- Instructions for the task: Copy everything from the line with "Generate a Python" down to the line with "import pandas as pd", inclusive of both, exactly as written; leave out all pictures.

- Data provided:
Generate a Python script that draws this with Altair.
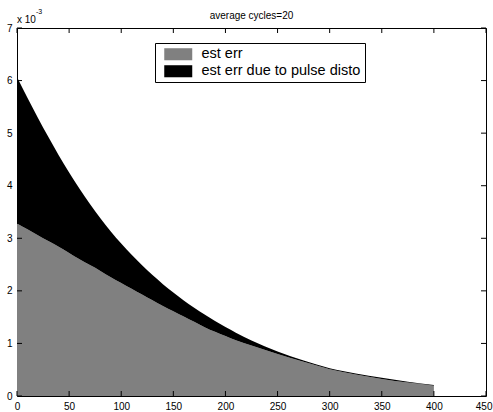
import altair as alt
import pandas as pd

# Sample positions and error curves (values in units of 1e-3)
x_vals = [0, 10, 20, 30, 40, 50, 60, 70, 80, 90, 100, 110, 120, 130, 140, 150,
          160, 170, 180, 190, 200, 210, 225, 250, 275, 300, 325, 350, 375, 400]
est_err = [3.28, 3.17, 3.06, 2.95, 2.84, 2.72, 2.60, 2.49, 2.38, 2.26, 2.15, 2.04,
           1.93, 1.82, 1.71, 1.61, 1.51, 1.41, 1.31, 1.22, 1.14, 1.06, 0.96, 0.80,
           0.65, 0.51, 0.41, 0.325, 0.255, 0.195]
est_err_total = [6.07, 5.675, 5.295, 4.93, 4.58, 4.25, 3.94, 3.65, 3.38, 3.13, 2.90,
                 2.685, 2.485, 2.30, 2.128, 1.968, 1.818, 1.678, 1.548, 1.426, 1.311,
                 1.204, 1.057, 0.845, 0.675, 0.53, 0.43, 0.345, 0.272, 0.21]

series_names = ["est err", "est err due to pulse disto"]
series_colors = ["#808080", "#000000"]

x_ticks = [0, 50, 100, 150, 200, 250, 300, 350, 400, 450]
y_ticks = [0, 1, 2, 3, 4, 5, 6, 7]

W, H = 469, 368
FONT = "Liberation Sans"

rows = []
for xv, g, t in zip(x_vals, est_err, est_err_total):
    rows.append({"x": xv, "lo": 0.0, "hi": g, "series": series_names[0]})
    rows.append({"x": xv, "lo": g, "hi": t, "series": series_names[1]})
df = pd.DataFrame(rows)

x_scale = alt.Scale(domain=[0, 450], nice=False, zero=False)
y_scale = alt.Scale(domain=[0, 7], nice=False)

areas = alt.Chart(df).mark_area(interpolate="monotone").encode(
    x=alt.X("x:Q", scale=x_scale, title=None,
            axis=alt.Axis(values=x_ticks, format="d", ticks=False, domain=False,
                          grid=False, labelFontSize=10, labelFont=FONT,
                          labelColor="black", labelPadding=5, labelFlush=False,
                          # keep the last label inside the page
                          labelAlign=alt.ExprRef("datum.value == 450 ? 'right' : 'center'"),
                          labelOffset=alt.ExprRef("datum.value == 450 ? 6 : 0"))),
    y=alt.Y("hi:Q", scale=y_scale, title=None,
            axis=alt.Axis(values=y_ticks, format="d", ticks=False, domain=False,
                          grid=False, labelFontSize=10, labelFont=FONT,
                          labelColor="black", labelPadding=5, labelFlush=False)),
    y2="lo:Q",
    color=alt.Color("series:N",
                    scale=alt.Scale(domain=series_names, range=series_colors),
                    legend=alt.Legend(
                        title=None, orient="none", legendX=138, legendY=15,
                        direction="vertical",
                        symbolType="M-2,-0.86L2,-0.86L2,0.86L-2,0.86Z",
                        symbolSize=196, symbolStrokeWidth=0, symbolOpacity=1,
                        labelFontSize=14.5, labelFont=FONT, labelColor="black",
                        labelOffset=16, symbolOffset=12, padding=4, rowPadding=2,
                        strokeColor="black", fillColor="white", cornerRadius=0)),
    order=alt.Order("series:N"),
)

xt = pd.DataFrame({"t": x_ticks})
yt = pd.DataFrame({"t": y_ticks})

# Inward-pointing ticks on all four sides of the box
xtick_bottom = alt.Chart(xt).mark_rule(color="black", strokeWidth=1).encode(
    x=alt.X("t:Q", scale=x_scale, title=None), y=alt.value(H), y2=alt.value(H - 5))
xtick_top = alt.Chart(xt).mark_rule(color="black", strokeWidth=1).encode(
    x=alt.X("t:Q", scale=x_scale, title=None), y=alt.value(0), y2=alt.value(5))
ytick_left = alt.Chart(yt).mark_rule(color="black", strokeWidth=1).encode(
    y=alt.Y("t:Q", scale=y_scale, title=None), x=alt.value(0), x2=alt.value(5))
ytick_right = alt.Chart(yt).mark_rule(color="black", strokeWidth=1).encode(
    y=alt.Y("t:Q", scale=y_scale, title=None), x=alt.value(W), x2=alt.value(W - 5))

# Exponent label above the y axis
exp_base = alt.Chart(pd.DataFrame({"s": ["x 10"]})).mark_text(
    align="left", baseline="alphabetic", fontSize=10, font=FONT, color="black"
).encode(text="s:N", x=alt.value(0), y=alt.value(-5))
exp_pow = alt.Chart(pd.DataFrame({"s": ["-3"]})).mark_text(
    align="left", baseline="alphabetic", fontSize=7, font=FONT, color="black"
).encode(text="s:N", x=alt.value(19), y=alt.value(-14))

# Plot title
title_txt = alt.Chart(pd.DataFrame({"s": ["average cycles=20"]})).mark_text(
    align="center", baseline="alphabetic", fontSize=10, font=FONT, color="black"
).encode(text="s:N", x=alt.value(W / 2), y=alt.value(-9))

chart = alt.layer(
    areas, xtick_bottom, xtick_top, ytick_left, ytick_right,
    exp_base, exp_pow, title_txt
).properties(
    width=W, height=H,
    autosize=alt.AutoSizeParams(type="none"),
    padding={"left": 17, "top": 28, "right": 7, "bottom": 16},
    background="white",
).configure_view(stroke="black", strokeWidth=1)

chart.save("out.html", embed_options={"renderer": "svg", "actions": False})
...
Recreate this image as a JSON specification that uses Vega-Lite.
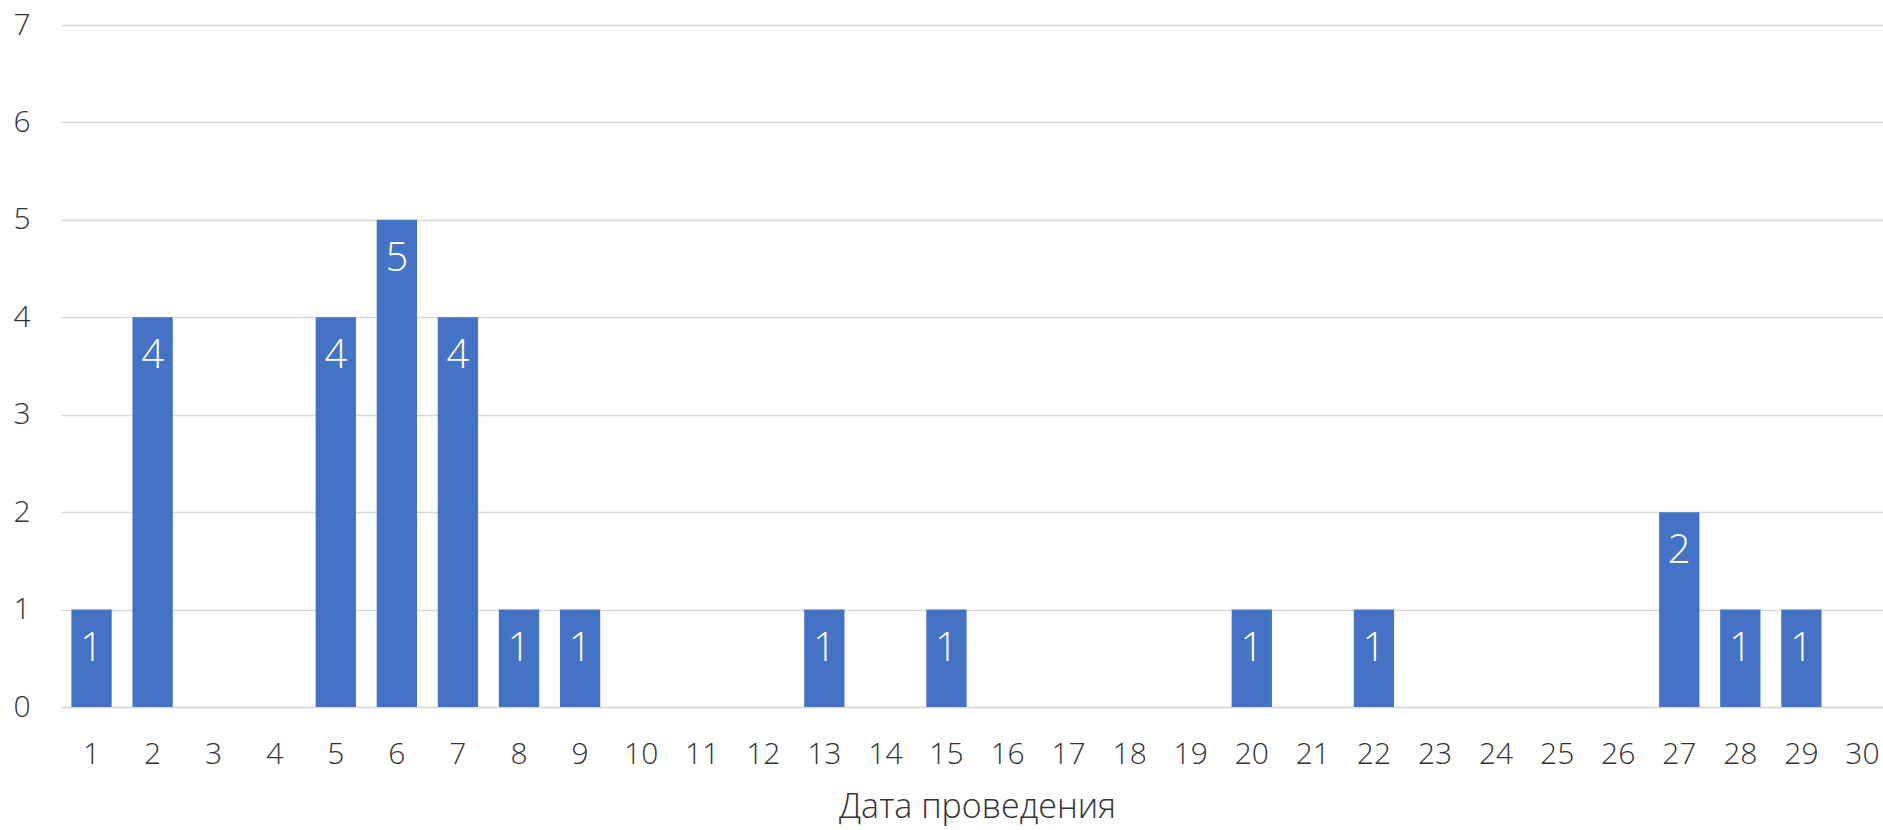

- Reply to the task:
Generate a Python script that draws this with Altair.
import altair as alt
import pandas as pd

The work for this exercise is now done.